══ Given information
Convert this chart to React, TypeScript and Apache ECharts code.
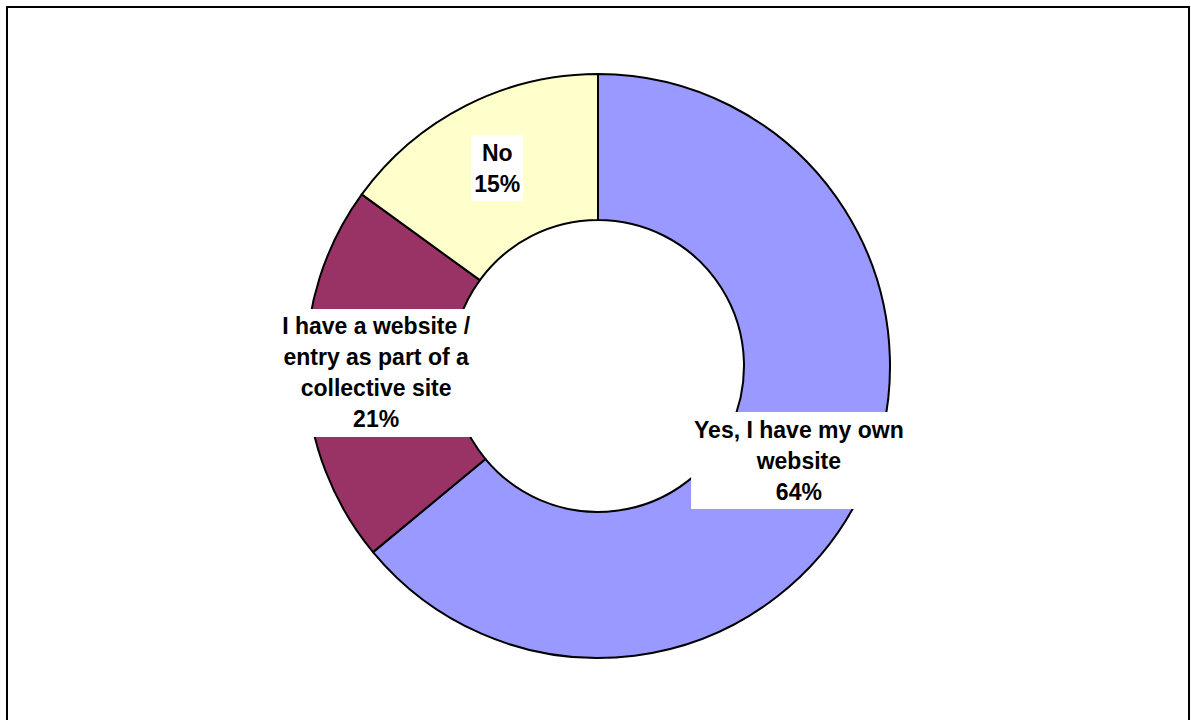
import React, { useEffect, useRef } from "react";
import * as echarts from "echarts";

const categories = [
  "Yes, I have my own\nwebsite",
  "I have a website /\nentry as part of a\ncollective site",
  "No",
];
const values = [64, 21, 15];
const colors = ["#9999FF", "#993366", "#FFFFCC"];

export default function App() {
  const ref = useRef<HTMLDivElement>(null);
  useEffect(() => {
    if (!ref.current) return;
    const chart = echarts.init(ref.current, null, { renderer: "svg" });
    chart.setOption({
      animation: false,
      backgroundColor: "#ffffff",
      graphic: [
        {
          type: "rect",
          shape: { x: 7, y: 7, width: 1182, height: 800 },
          style: { fill: "none", stroke: "#000", lineWidth: 2 },
          silent: true,
        },
      ],
      series: [
        {
          type: "pie",
          center: [598, 366],
          radius: [146, 292],
          startAngle: 90,
          clockwise: true,
          avoidLabelOverlap: false,
          itemStyle: { borderColor: "#000", borderWidth: 2 },
          label: {
            show: true,
            position: "inside",
            formatter: (p: any) => `${p.name}\n${Math.round(p.percent)}%`,
            color: "#000",
            fontFamily: "Liberation Sans, Arial, sans-serif",
            fontWeight: "bold",
            fontSize: 23,
            lineHeight: 31,
            backgroundColor: "#fff",
            padding: [2, 3, 2, 3],
            align: "center",
          },
          labelLine: { show: false },
          emphasis: { disabled: true },
          data: categories.map((c, i) => ({
            name: c,
            value: values[i],
            itemStyle: { color: colors[i] },
          })),
        },
      ],
    });
    return () => chart.dispose();
  }, []);
  return (
    <div
      ref={ref}
      style={{ position: "fixed", left: 0, top: 0, width: 1191, height: 720 }}
    />
  );
}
════
◆ **Required work**: Find the lines containing "React" and list every one of them.

◆ **Response below**:
Convert this chart to React, TypeScript and Apache ECharts code.
import React, { useEffect, useRef } from "react";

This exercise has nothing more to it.